The Accept My IBAN campaign has received over 2,000 complaints from consumers over the past year. Many more cases go unreported each year. 

What are the next steps?

Because of SEPA Instant’s underwhelming performance, European Commissioner Mairead McGuinness announced in March that EU legislation on instant payments will be introduced in the second half of 2022. Instant and cross-border payments are also at the heart of the EU’s Retail Payments Strategy and an important building block for a pan-European open finance space. 

We welcome this focus, and we’re committed to feeding into the discussions to make SEPA Instant and open banking work together to create a strong new EU payment method. 

The following steps will be important for realising this goal: 

  1. Make sure all credit institutions can send and receive instant payments

    Instant payments cannot be optional anymore. Credit institutions that offer regular credit transactions should also be obliged to offer instant credit options. This will lead to a much higher coverage rate across SEPA and in turn stimulate adoption.
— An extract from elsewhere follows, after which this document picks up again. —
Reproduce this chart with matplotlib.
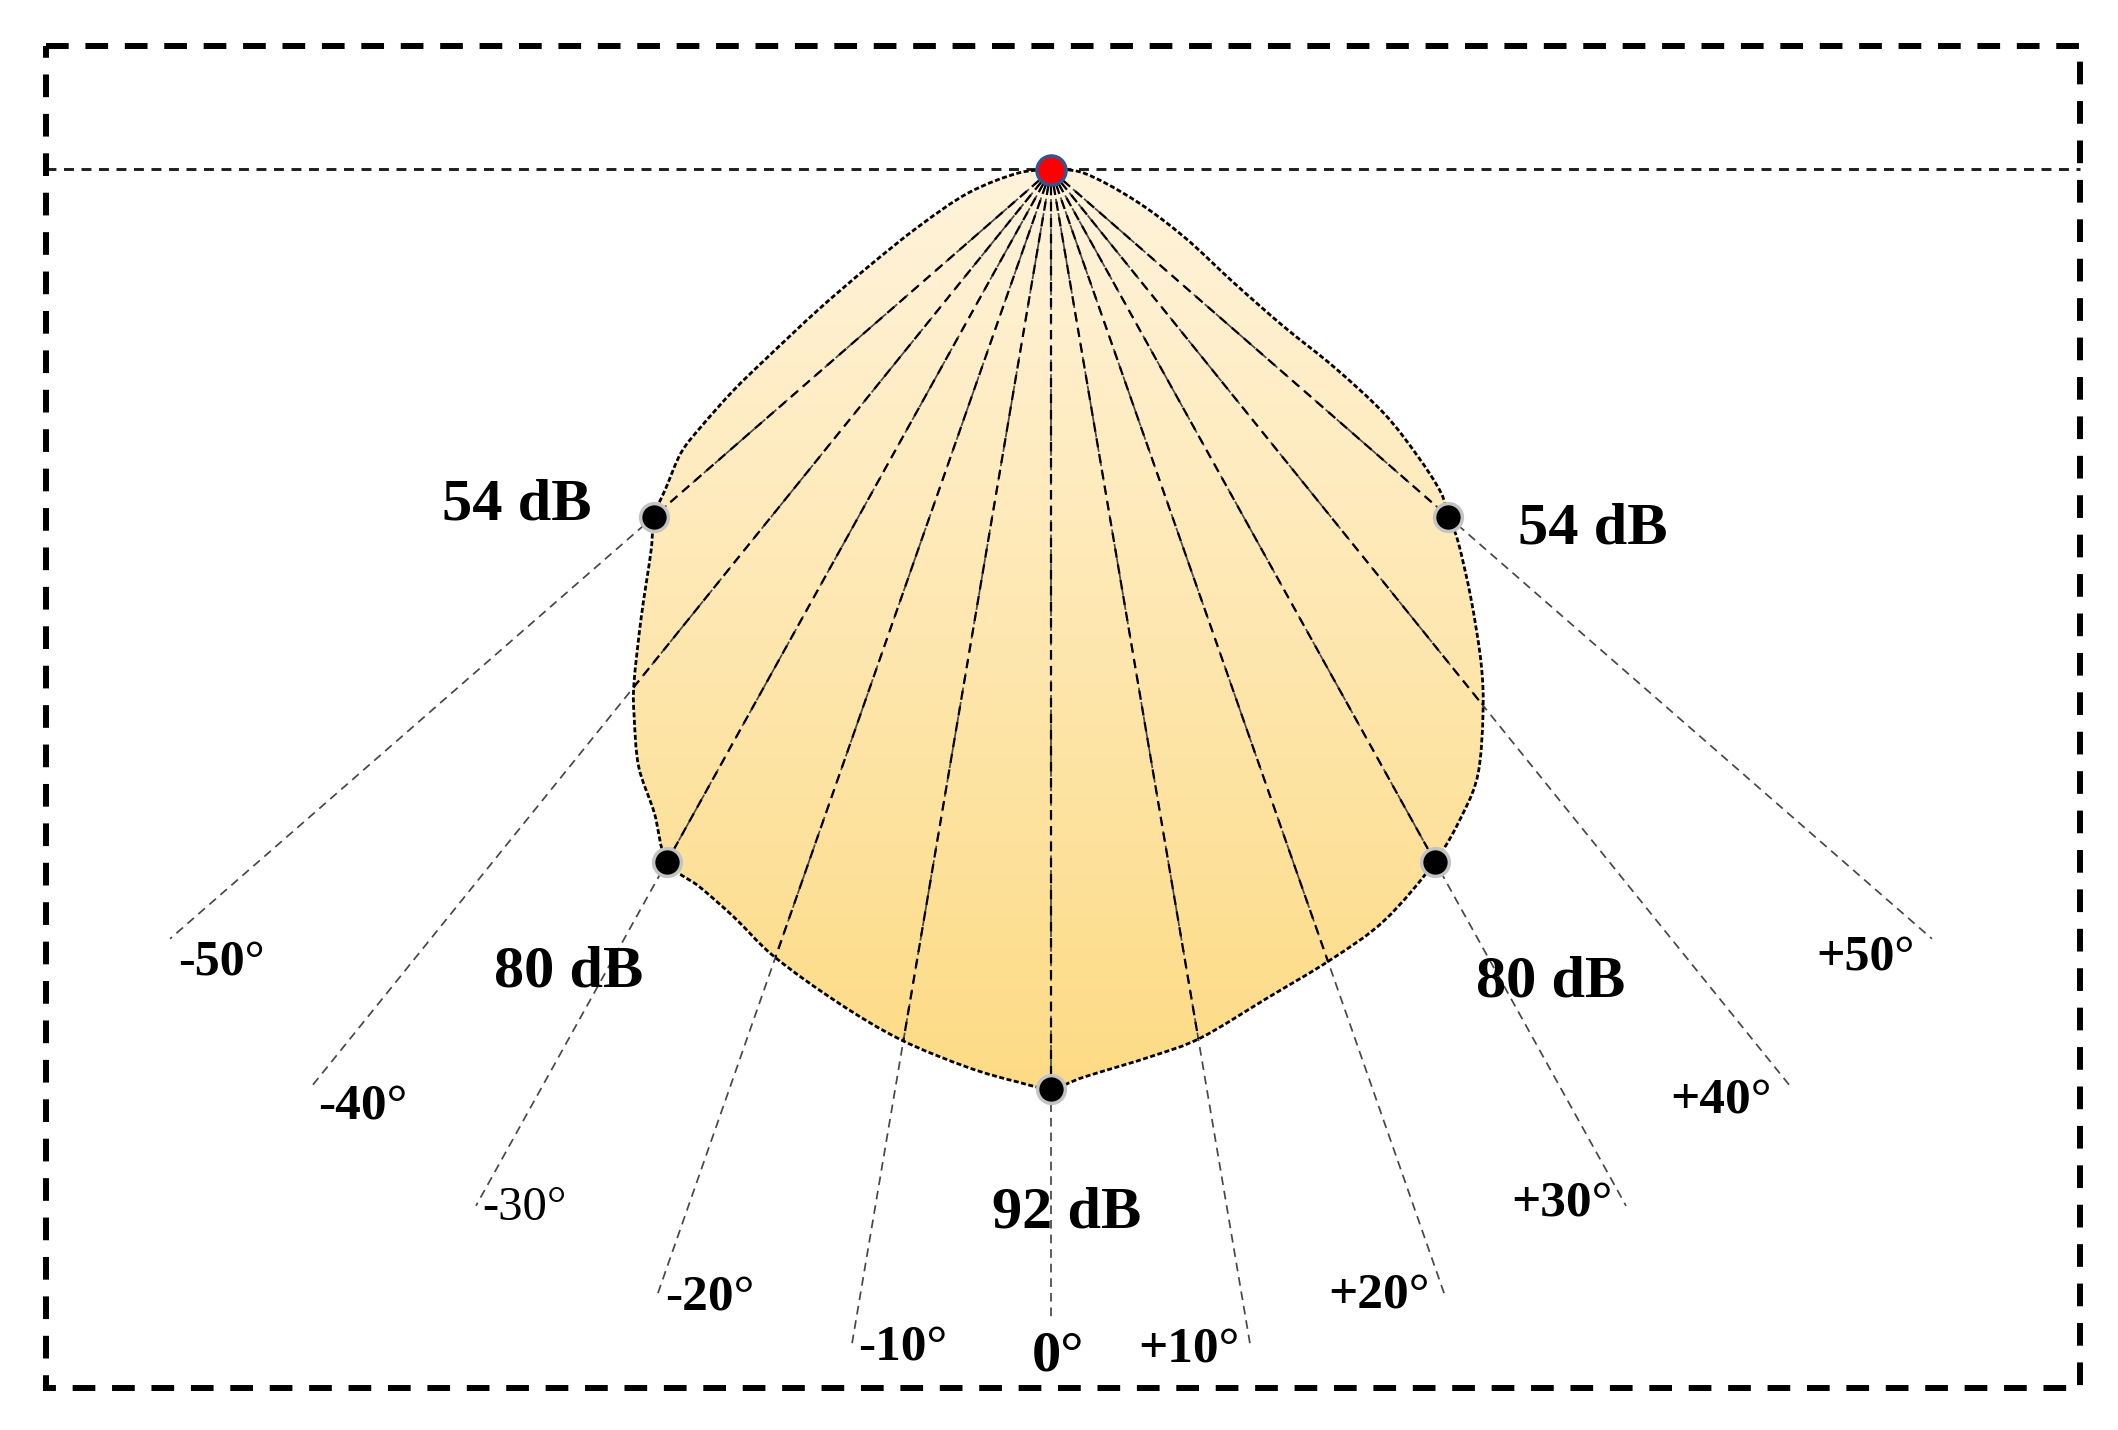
import numpy as np
import matplotlib
matplotlib.use("Agg")
import matplotlib.pyplot as plt
from matplotlib.patches import PathPatch, Rectangle
from matplotlib.path import Path
from matplotlib.colors import LinearSegmentedColormap

# measurement directions (deg from the downward axis) and their labels
ray_deg = [-50, -40, -30, -20, -10, 0, 10, 20, 30, 40, 50]
ray_labels = ["-50°", "-40°", "-30°", "-20°", "-10°", "0°", "+10°", "+20°", "+30°", "+40°", "+50°"]

# measured sound levels on the pattern
mark_deg = [-50, 50, -30, 30, 0]
mark_db = [54, 54, 80, 80, 92]

# pattern outline: direction (deg) and level (dB)
outline_deg = [-90, -85.0, -75.1, -67.6, -63.0, -60.0, -57.6, -56.3, -54.8, -53.7, -51.5, -50,
               -47.6, -43.6, -40.2, -38.4, -35.7, -32.7, -30, -27.0, -23.8, -20.1, -14.9, -10.2,
               -5.5, -2.2, 0, 2.2, 6.7, 10.2, 15.3, 20.2, 24.8, 30, 33.7, 36.4, 39.6, 42.2, 45.6,
               48.8, 50, 51.5, 53.1, 54.9, 56.2, 57.1, 59.3, 64.2, 70.9, 85.0, 90]
outline_db = [0, 3.4, 8.9, 15.0, 21.4, 28.0, 34.9, 39.7, 44.6, 47.8, 51.3, 54,
              56.4, 61.9, 67.3, 69.9, 73.6, 76.5, 80, 80.6, 81.8, 83.9, 86.3, 88.5,
              90.3, 91.4, 92, 90.9, 89.4, 88.3, 85.9, 84.3, 82.8, 80, 77.4, 75.0, 70.6, 66.7, 61.2,
              56.3, 54, 51.9, 47.8, 42.4, 35.5, 28.9, 22.2, 15.4, 9.2, 3.4, 0]

# ---- layout (pixel units of the canvas) ----
W, H = 2118, 1430
OX, OY = 1051, 170          # source position
PX_PER_DB = 9.6
YSTRETCH = 1.04
RAY_LEN = [1150, 1150, 1150, 1150, 1150, 1105, 1150, 1150, 1150, 1150, 1150]
LBL_DX = [8, 6, 6, 7, 7, 0, -11, -15, -14, -19, -17]
LBL_DY = [36, 32, 14, 16, 12, 51, 14, 14, 10, 26, 31]
LBL_SIZE = [36, 37, 35, 37, 37, 42, 37, 37, 37, 37, 36]
LBL_WEIGHT = ["bold", "bold", "normal", "bold", "bold", "bold", "bold", "bold", "bold", "bold", "bold"]
DB_DX = [-137, 145, -98, 116, 16]
DB_DY = [3, 27, 125, 135, 139]
SERIF = ["Liberation Serif", "DejaVu Serif"]


def to_xy(deg, r):
    th = np.radians(np.asarray(deg, dtype=float))
    r = np.asarray(r, dtype=float)
    return OX + r * np.sin(th), OY + YSTRETCH * r * np.cos(th)


def smooth_path(x, y):
    """Bezier path passing through the given points (Catmull-Rom handles)."""
    pts = np.column_stack([x, y])
    ext = np.vstack([pts[0], pts, pts[-1]])
    verts = [pts[0]]
    codes = [Path.MOVETO]
    for i in range(1, len(ext) - 2):
        p0, p1, p2, p3 = ext[i - 1], ext[i], ext[i + 1], ext[i + 2]
        verts += [p1 + (p2 - p0) / 6, p2 - (p3 - p1) / 6, p2]
        codes += [Path.CURVE4] * 3
    return Path(np.array(verts), codes)


fig = plt.figure(figsize=(W / 100, H / 100), dpi=100)
ax = fig.add_axes([0, 0, 1, 1])

# outline of the pattern
px, py = to_xy(outline_deg, np.array(outline_db) * PX_PER_DB)
shape = smooth_path(px, py)
clip = PathPatch(shape, transform=ax.transData)

cmap = LinearSegmentedColormap.from_list("fill", ["#FFF3DB", "#FDDB84"])
grad = np.linspace(0, 1, 256).reshape(-1, 1)
im = ax.imshow(grad, cmap=cmap, extent=(px.min() - 10, px.max() + 10, py.max() + 10, OY),
               aspect="auto", zorder=1, interpolation="bilinear")
im.set_clip_path(clip)

# rays: grey outside the pattern, darker inside
for i, d in enumerate(ray_deg):
    ex, ey = to_xy(d, RAY_LEN[i])
    ax.plot([OX, ex], [OY, ey], color="#474747", lw=1.25, ls=(0, (5, 3.4)), zorder=2)
    inner, = ax.plot([OX, ex], [OY, ey], color="black", lw=1.6, ls=(0, (4.2, 3.0)), zorder=2.5)
    inner.set_clip_path(clip)

    if d < 0:
        ha, tx = "left", ex + LBL_DX[i]
    elif d > 0:
        ha, tx = "right", ex + LBL_DX[i]
    else:
        ha, tx = "center", ex + 7
    ax.text(tx, ey + LBL_DY[i], ray_labels[i], ha=ha, va="baseline",
            fontsize=LBL_SIZE[i], fontweight=LBL_WEIGHT[i], family=SERIF, zorder=6)

ax.add_patch(PathPatch(shape, fill=False, edgecolor="black", lw=2.0,
                       ls=(0, (1.8, 0.9)), zorder=3))

# reference line through the source and the frame
ax.plot([46, 2080], [OY - 1, OY - 1], color="#1e1e1e", lw=2.1, ls=(0, (3.4, 2.6)), zorder=2)
ax.add_patch(Rectangle((46, 46), 2034, 1342, fill=False, edgecolor="black",
                       lw=4.3, ls=(0, (3.8, 2.8)), zorder=2))

# measurement points
mx, my = to_xy(mark_deg, np.array(mark_db) * PX_PER_DB)
ax.plot(mx, my, "o", ms=20, mfc="black", mec="#c4c4c4", mew=2.5, zorder=5)
ax.plot([OX], [OY], "o", ms=21, mfc="#ff0000", mec="#2f5597", mew=2.4, zorder=5)

for i, db in enumerate(mark_db):
    ax.text(mx[i] + DB_DX[i], my[i] + DB_DY[i], f"{db} dB", ha="center", va="baseline",
            fontsize=43.5, fontweight="bold", family=SERIF, zorder=6)

ax.set_xlim(0, W)
ax.set_ylim(H, 0)
ax.axis("off")

fig.savefig("out.png", dpi=100, facecolor="white")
    Related to this is the ‘reachability’ gap which the EU must also address in order to promote adoption: adherence to SEPA Instant must include the obligation on banks to allow payments to also be initiated, not just received. The lack of interoperability for TIPS and RT1 must also be addressed as it obscures real SEPA Instant coverage.

    To truly unlock cross-border instant payments, discriminating against IBANs from other SEPA countries must also become a thing of the past. We need more awareness of the phenomenon and stricter adherence to the SEPA Regulation.

  2. Make sure that instant payments are free for consumers

    Instant payments cannot be a premium service. Success will depend on them being free to consumers.

    For instant payments to be truly competitive with other payment methods, transaction fees for the consumer must not exist. This is one of the most important ways to encourage adoption, as adoption is currently highest where fees are lowest.

  3. Make sure consumers trust and understand instant payment protections

    Consumers must trust the safety and reliability of instant payments. In turn, consumer interest will encourage merchants to offer bank transfers as a payment method.

    Combining instant payments with secure open banking APIs gives us one of the fastest and most secure ways of paying.

    Extra safeguards such as confirmation of payee can provide greater assurance to consumers that their payments are going to the intended recipient. These safeguards should be implemented in ways that do not discourage consumers by creating unnecessary obstacles in the payment flow.